Explanation of scandrafts

The Section Work on Draft Folder: scandrafts gives an overview of this script. Here is the scandrafts script (you might want to open it in a separate browser window). To install it, see the Section Programs in This Book's Archive.

Edit the script to change the values of the mh and mhprf variables if you need to. If you're using MH version 6.8 or above, you can set mhprf to $mh/mhparam -- also, edit the draftfold= line to remove the -b option (which mhparam doesn't need).
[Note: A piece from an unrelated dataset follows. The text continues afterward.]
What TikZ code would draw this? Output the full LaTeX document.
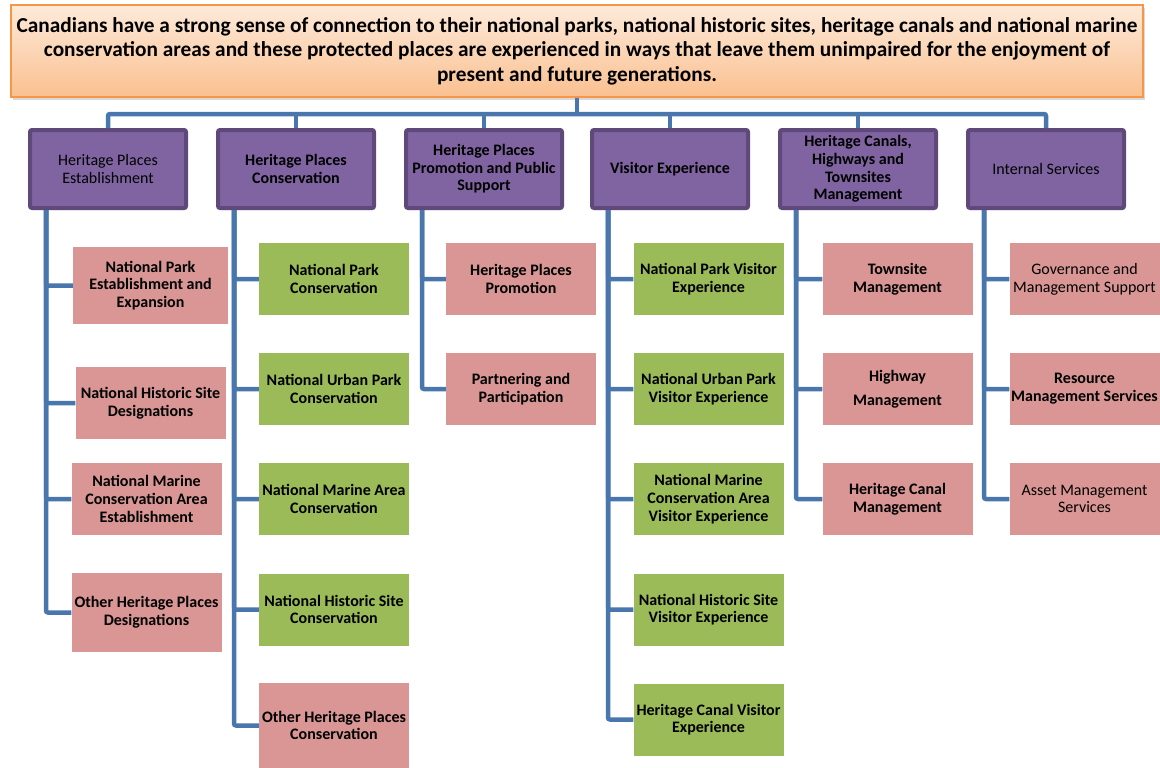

The only unusual part of the script is the subshell (inside the parenthesis operators) that feeds the pager program. This is a way to collect the output of several commands and channel them all to the same place. This shows the output of all the commands in a group; if there are more than enough lines to fill the screen, the paging program will pause until you use its "continue" command. If the subshell wasn't here, and each individual command was fed to a paging program, the output of each program might scroll the other's output off the screen before you could see it. In the same way, the scan 2>&1 at the end of the subshell merges scan's standard error onto its standard output; this makes errors come out along with the rest of the paged lines.

The script doesn't need to cd back to the directory where it started. That's because, like all shell scripts, scandrafts runs in a subshell. Its current directory of the subshell doesn't affect the current directory of the parent shell (where you ran scandrafts from).